Certains développent des podcasts de niche, centrés sur un sujet, une expertise, une affinité ; d’autres construisent autour d’eux de véritables écosystèmes d’écoute.
Et parfois, la frontière s’efface : dans ces formats conversationnels qui se multiplient, on ne sait plus très bien qui, du micro ou de la parole, conduit l’échange.
Le podcast devient alors moins un espace d’écriture qu’un lieu de stratégie, où la parole circule, s’agrège, se renforce, au risque, parfois, de s’uniformiser.
Habiter le son
Et pourtant, derrière cette diversité de formats et de postures, une même envie persiste : celle de faire entendre sa voix, de partager un regard, d’habiter le son à sa manière.

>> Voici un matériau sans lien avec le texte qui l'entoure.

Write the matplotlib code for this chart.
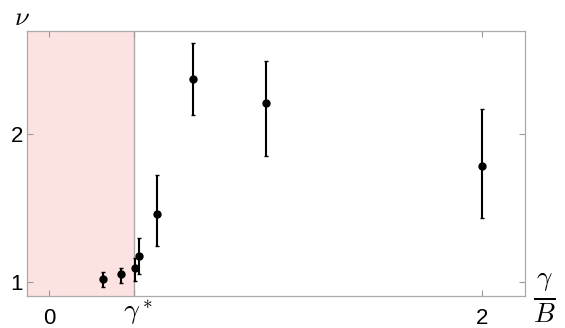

Alors, qui tient le micro ?
Tous, à leur manière. Les créateurs passionnés, les auteurs sonores, les collectifs, les figures médiatiques. Chacun·e y trouve un mode d’expression, une façon de relier sa voix à celles des autres. Le podcast, depuis ses origines, tient dans cet équilibre : un média libre, partagé, mouvant. Un espace où l’on peut tout à la fois créer, écouter, transmettre.
Et peut-être que tenir le micro, aujourd’hui, ce n’est pas parler plus fort.
C’est apprendre à écouter autrement.